On the elastic properties and mechanical damping of Ti3SiC2, Ti3GeC2, Ti3Si0.5Al0.5C2 and Ti2AlC in the 300–1573 K temperature range

In this paper we report on the temperature dependencies of Young’s, E, and shear moduli, μ, of polycrystalline Ti3SiC2, Ti2AlC, Ti3GeC2 and Ti3Si0.5Al0.5C2 samples determined by resonant ultrasound spectroscopy in the 300–1573 K temperature range. For the isostructural 312 phases, both the longitudinal and shear sound velocities decrease in the following order: Ti3SiC2 > Ti3Si0.5Al0.5C2 > Ti3AlC2 > Ti3GeC2. Like other phases in the same family, these solids are relatively stiff and lightweight. The room temperature E values range between 340 and 277 GPa for Ti2AlC to 340 GPa for Ti3SiC2; the corresponding μ values range between 119 and 144 GPa. Poisson’s ratio is around 0.19. Both E and μ decrease linearly and slowly with increasing temperature for all compositions examined.
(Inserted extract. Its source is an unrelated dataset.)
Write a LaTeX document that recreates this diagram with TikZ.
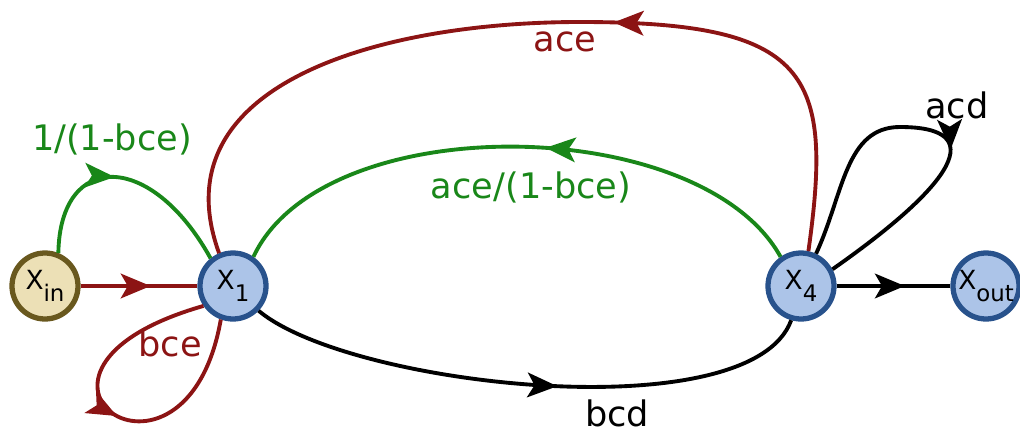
\documentclass[tikz,border=0pt]{standalone}
\usepackage{fontspec}
\setmainfont{DejaVu Sans}
\usetikzlibrary{arrows.meta,decorations.markings}
\definecolor{sfgred}{RGB}{140,20,20}
\definecolor{sfggreen}{RGB}{25,135,25}
\definecolor{sfgsand}{RGB}{236,224,182}
\definecolor{sfgolive}{RGB}{105,88,30}
\definecolor{sfgblue}{RGB}{172,196,232}
\definecolor{sfgnavy}{RGB}{40,82,140}
\newcommand{\nodesub}[2]{{\fontsize{15}{17}\selectfont #1}\raisebox{-7pt}{\fontsize{13}{14}\selectfont #2}}

\begin{document}
\begin{tikzpicture}[every node/.style={font=\fontsize{20}{24}\selectfont}]
  \tikzset{
    state/.style={circle, draw=sfgnavy, fill=sfgblue, line width=3pt, minimum size=1.32cm, inner sep=0pt},
    source/.style={state, draw=sfgolive, fill=sfgsand},
    branch/.style={line width=2.2pt},
    midarrow/.style={postaction={decorate}, decoration={markings,
      mark=at position #1 with {\arrow{Stealth[length=17pt,width=14pt,inset=4pt]}}}}
  }
  \useasboundingbox (0,0) rectangle (20.4,8.68);

  % Nodes
  \node[source] (xin)  at (0.9, 2.96)   {\nodesub{X}{in}};
  \node[state]  (x1)   at (4.66, 2.96)  {\nodesub{X}{1}};
  \node[state]  (x4)   at (16.02, 2.96) {\nodesub{X}{4}};
  \node[state]  (xout) at (19.72, 2.96) {\nodesub{X}{out}};
  \coordinate (acetop) at (11.6, 8.24);
  \coordinate (acdtop) at (18.0, 6.14);

  % Red branches
  \draw[branch, sfgred, midarrow=0.6] (xin) -- (x1);
  \draw[branch, sfgred, midarrow=0.52] (x1.214)
    to[out=196, in=260, out distance=4.8cm, in distance=4.1cm] (x1.250);
  \draw[branch, sfgred, midarrow=0.41] (x4.78)
    to[out=82, in=0, out distance=3.6cm, in distance=4.6cm] (acetop)
    to[out=180, in=110, out distance=4cm, in distance=3.6cm] (x1.113);

  % Green branches
  \draw[branch, sfggreen, midarrow=0.45] (xin.68)
    to[out=89, in=119, out distance=2.04cm, in distance=2.47cm] (x1.129);
  \draw[branch, sfggreen, midarrow=0.45] (x4.125)
    to[out=119, in=65, distance=3.3cm] (x1.55);

  % Black branches
  \draw[branch, midarrow=0.55] (x1.-44)
    to[out=-40, in=-110, distance=2.36cm] (x4.-106);
  \draw[branch, midarrow=0.565] (x4.65)
    to[out=65, in=180, out distance=1.3cm, in distance=1.1cm] (acdtop)
    to[out=0, in=35, out distance=1.8cm, in distance=3cm] (x4.28);
  \draw[branch, midarrow=0.6] (x4) -- (xout);

  % Labels
  \node[text=sfggreen] (lin)  at (2.24, 5.9)   {1/(1-bce)};
  \node[text=sfgred]   (lbce) at (3.4, 1.82)   {bce};
  \node[text=sfgred]   (lace) at (11.3, 7.84)  {ace};
  \node[text=sfggreen] (lfb)  at (10.62, 4.94) {ace/(1-bce)};
  \node                (lbcd) at (12.34, 0.42) {bcd};
  \node                (lacd) at (19.14, 6.58) {acd};
\end{tikzpicture}
\end{document}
The loss factor, Q−1, is found to be relatively high and a weak function of grain size and temperature up to a critical temperature, after which it increases significantly. Modest (4% strain) pre-deformation of Ti3SiC2 at elevated temperatures results in roughly an order of magnitude increase in Q−1 as compared to as-sintered samples, which led us to the conclusion that the damping is due to the interaction of dislocation segments with the ultrasound waves. That Q−1 decreases with increasing strain amplitude is consistent with such an interpretation. The loss factors of the deformed Ti3SiC2 sample are orders of magnitude higher than those of typical structural ceramics. The technological implications of having readily machinable solids that have stiffnesses comparable to Si3N4 and damping capabilities comparable to some woods are obvious and are discussed.